From the entries below, copy every line holding the word "this".

— Extracted entries —
________________________________________
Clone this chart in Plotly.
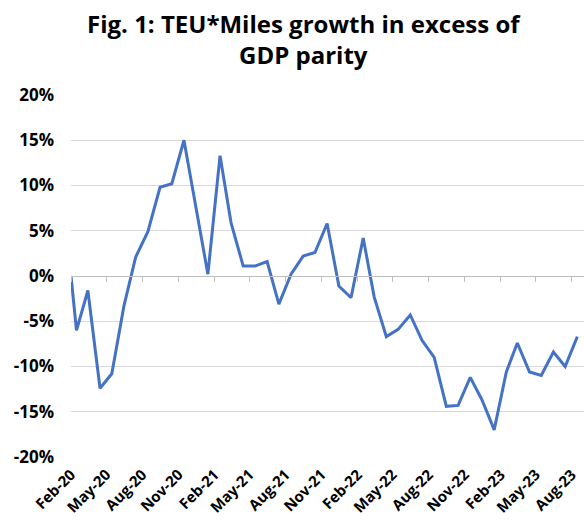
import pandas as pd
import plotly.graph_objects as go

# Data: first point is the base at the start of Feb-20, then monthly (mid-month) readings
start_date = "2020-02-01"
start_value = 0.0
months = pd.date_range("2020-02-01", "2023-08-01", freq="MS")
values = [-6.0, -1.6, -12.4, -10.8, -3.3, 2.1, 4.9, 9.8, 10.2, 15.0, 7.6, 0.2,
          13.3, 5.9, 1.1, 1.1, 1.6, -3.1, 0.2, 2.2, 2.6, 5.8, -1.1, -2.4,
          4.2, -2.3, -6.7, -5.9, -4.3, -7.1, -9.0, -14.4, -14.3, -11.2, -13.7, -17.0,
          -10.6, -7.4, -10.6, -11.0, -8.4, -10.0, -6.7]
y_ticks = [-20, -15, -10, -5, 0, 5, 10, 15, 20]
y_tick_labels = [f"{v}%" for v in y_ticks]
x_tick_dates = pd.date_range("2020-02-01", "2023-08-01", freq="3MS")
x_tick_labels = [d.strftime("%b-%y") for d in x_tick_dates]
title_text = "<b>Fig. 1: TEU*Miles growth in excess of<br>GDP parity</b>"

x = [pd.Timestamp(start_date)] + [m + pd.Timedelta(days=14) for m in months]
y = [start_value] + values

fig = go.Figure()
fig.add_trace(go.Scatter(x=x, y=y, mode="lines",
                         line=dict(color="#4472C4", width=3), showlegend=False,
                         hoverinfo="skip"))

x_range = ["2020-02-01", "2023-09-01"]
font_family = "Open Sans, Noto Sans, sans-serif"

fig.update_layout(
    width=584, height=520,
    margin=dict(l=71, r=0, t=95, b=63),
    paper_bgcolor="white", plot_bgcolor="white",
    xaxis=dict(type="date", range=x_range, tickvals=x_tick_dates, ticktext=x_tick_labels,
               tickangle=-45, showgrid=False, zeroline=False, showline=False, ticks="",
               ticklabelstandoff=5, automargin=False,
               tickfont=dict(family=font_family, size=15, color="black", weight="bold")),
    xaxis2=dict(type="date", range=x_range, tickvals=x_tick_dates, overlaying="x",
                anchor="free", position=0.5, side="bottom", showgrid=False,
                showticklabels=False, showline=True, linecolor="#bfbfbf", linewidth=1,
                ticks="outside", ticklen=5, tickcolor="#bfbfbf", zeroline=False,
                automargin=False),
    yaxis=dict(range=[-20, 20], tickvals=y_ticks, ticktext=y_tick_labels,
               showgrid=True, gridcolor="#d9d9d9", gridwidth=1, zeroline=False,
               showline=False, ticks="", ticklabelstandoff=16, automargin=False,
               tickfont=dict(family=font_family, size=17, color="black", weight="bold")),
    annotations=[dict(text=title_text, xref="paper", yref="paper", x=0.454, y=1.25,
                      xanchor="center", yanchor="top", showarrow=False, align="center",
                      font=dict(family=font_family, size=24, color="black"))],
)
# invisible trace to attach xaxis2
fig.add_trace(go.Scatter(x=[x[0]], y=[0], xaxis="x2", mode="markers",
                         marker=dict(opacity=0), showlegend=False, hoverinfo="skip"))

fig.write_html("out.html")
________________________________________
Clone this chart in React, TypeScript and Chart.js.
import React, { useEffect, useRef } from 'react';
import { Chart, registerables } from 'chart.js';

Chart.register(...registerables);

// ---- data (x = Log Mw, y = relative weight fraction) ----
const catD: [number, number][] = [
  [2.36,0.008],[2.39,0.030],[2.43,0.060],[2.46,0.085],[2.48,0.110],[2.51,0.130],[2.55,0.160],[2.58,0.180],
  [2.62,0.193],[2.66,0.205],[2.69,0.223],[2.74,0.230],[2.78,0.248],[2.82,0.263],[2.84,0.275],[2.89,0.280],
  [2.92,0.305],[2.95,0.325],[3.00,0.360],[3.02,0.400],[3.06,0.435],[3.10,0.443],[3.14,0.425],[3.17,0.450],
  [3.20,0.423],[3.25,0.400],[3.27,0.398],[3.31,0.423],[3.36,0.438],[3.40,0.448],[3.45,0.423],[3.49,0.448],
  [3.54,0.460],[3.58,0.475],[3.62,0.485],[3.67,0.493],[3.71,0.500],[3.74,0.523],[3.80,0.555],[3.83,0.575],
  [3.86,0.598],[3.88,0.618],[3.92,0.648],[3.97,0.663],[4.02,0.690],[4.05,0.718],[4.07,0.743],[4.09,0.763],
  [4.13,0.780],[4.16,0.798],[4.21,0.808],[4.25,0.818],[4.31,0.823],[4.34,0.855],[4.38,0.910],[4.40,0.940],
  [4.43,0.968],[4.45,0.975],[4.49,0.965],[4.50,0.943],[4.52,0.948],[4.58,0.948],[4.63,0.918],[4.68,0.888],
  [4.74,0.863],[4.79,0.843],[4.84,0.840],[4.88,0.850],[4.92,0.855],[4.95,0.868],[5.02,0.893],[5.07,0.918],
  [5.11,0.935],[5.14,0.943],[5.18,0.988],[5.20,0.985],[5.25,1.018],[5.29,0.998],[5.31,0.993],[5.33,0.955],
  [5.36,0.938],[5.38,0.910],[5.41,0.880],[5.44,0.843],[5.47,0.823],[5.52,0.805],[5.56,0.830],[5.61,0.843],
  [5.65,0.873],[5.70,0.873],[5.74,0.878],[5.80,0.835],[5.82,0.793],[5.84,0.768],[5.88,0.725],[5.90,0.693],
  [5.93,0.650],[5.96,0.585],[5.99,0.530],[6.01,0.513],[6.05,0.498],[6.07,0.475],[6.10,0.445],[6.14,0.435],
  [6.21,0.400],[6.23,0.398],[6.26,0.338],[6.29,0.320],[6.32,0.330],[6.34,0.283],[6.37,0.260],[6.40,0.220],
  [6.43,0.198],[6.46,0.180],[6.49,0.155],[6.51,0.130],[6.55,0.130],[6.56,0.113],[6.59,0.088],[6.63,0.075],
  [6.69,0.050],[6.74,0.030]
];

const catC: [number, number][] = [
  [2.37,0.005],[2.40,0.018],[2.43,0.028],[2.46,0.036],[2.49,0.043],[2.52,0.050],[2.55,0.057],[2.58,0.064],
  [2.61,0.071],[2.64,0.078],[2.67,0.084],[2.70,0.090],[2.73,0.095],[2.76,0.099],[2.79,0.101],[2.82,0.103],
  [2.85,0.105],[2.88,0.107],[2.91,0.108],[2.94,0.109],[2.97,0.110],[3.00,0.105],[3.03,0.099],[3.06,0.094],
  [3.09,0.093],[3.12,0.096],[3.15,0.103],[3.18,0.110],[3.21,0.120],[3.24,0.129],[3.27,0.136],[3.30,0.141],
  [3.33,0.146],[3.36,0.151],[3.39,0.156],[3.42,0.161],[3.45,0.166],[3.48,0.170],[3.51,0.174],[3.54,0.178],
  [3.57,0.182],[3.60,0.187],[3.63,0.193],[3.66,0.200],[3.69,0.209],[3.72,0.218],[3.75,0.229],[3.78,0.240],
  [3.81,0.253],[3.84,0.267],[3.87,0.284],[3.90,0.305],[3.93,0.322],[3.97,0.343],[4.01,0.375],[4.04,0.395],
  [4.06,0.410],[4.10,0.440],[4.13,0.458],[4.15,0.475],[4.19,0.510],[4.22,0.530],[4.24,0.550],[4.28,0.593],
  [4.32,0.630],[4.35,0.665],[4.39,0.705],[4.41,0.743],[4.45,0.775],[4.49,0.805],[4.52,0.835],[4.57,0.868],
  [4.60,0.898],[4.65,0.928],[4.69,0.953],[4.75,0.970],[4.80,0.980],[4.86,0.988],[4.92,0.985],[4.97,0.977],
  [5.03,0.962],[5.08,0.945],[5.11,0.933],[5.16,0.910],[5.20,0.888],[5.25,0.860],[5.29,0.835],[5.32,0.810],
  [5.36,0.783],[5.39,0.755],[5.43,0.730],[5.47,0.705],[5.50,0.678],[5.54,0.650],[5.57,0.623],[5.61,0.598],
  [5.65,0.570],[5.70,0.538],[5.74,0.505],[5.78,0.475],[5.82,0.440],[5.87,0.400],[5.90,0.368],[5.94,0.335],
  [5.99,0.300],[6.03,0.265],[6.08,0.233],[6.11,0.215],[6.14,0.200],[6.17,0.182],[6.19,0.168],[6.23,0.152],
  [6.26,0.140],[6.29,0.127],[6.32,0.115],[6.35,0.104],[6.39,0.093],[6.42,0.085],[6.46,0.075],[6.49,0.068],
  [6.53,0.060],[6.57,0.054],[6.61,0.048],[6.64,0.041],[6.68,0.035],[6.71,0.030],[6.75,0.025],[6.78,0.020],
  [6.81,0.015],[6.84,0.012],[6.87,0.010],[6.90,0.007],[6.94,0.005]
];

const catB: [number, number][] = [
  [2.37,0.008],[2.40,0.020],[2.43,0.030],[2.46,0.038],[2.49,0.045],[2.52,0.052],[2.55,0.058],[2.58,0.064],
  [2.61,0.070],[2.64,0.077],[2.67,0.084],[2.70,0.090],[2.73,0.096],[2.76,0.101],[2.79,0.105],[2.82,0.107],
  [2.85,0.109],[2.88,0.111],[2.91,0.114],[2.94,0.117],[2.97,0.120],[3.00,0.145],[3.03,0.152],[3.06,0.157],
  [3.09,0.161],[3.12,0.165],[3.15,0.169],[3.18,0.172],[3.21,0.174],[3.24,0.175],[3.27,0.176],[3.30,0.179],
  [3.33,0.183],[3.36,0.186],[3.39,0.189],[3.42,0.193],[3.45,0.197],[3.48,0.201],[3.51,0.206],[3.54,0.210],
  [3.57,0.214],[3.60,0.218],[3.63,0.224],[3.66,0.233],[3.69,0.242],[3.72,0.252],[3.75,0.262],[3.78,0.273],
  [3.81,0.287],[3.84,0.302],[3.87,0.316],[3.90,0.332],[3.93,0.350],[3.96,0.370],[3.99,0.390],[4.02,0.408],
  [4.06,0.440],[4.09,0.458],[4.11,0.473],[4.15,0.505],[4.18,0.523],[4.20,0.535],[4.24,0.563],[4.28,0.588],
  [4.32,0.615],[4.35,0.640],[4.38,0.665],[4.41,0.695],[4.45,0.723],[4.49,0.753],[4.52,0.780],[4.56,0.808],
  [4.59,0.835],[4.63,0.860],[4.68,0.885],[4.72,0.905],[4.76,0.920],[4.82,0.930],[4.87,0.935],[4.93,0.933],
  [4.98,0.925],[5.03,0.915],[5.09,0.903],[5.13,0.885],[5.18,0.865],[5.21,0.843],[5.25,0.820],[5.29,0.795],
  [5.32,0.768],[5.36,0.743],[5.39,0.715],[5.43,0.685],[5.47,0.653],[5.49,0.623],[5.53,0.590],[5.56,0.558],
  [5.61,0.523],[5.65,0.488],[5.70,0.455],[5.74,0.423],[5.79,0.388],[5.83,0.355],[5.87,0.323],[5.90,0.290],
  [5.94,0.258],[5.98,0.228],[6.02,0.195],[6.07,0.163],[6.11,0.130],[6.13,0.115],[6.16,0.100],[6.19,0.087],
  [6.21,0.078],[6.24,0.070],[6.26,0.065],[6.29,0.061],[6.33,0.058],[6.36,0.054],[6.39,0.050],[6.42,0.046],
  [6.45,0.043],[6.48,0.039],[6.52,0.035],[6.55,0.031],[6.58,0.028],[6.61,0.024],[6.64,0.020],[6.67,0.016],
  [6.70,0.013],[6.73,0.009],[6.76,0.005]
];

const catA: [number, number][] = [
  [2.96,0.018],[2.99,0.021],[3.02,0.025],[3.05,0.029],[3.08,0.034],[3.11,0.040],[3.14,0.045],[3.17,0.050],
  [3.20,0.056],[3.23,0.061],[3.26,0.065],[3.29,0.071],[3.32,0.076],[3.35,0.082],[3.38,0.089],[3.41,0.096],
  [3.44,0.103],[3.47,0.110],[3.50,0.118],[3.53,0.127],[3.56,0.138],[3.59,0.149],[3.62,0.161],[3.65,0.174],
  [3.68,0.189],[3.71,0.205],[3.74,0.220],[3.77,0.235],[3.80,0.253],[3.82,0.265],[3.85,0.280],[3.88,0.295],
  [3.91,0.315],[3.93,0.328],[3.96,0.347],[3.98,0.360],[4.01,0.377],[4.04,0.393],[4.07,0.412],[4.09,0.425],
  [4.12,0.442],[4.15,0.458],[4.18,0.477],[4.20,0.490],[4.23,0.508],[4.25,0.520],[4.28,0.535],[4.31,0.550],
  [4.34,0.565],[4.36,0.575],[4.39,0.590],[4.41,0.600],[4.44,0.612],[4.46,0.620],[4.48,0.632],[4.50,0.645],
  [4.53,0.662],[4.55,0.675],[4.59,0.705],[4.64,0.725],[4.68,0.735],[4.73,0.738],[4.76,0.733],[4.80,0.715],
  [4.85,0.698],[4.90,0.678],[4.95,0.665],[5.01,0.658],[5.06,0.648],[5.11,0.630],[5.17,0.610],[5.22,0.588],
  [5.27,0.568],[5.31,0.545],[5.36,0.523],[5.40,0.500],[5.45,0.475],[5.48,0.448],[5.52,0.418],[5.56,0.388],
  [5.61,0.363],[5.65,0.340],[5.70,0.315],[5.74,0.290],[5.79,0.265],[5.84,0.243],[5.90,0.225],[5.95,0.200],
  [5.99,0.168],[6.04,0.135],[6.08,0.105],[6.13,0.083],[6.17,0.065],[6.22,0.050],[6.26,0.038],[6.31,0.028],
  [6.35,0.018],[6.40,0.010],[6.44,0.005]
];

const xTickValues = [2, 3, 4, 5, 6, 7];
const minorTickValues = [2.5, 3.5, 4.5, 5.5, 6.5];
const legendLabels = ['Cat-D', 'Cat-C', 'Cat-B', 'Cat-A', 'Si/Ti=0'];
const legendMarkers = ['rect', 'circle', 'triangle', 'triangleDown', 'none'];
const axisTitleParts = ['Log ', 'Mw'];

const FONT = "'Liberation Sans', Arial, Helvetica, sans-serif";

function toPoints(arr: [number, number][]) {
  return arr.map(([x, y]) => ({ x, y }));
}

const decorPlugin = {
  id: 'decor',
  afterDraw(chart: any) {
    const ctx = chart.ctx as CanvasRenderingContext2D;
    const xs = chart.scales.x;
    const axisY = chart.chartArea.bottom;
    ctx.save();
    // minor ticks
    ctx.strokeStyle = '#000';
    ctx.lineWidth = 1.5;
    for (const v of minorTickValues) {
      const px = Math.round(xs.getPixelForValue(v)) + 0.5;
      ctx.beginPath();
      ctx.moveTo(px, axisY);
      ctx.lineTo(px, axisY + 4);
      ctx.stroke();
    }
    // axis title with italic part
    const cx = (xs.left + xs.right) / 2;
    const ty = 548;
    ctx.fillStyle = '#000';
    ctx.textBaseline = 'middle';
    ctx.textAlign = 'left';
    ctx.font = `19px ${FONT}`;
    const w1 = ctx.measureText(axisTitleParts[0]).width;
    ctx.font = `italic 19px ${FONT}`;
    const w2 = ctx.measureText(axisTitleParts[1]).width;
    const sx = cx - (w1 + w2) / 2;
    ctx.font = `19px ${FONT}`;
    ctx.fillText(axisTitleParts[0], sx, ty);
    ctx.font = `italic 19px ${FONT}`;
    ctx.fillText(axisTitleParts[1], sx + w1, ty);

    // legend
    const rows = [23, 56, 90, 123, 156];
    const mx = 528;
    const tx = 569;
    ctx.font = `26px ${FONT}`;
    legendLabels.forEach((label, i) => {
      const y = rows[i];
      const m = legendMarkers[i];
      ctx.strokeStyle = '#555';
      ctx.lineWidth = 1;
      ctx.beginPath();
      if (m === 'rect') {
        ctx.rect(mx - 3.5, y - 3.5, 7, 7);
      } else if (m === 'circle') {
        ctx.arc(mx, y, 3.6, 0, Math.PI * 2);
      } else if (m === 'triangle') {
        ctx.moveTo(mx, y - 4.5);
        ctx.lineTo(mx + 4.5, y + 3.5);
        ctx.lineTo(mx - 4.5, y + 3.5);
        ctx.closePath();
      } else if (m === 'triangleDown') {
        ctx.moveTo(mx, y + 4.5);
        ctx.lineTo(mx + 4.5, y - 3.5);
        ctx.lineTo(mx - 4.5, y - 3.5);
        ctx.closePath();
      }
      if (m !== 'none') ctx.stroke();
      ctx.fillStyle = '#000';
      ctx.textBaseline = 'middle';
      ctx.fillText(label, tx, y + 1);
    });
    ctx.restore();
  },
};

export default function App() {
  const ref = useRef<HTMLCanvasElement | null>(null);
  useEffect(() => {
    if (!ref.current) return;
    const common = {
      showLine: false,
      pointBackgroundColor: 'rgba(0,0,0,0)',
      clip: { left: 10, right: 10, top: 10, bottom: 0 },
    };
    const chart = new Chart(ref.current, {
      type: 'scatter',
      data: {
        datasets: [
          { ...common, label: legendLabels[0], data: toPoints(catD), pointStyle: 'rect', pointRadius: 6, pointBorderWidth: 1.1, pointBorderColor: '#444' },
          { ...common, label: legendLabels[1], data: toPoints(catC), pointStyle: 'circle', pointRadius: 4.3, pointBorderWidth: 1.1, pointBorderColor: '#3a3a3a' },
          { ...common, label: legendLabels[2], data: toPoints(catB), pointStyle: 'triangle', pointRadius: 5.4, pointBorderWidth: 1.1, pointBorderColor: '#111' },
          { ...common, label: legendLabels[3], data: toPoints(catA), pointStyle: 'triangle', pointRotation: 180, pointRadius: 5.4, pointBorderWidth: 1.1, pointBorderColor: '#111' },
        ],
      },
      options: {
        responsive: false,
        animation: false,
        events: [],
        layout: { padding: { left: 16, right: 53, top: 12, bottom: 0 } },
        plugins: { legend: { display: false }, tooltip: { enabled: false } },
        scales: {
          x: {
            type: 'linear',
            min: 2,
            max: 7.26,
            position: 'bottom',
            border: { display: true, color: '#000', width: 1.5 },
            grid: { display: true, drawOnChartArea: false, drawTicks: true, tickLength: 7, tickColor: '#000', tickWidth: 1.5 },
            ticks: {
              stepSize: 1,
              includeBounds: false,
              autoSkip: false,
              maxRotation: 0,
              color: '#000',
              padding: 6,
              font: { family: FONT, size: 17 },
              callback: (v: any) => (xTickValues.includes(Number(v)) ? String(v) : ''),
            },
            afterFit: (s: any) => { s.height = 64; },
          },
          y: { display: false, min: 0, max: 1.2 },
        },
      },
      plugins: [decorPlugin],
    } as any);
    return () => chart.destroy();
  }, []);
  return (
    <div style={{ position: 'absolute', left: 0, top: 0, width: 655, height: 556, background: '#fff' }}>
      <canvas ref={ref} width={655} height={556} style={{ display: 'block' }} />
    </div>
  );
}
________________________________________
— In response —
Clone this chart in Plotly.
Clone this chart in React, TypeScript and Chart.js.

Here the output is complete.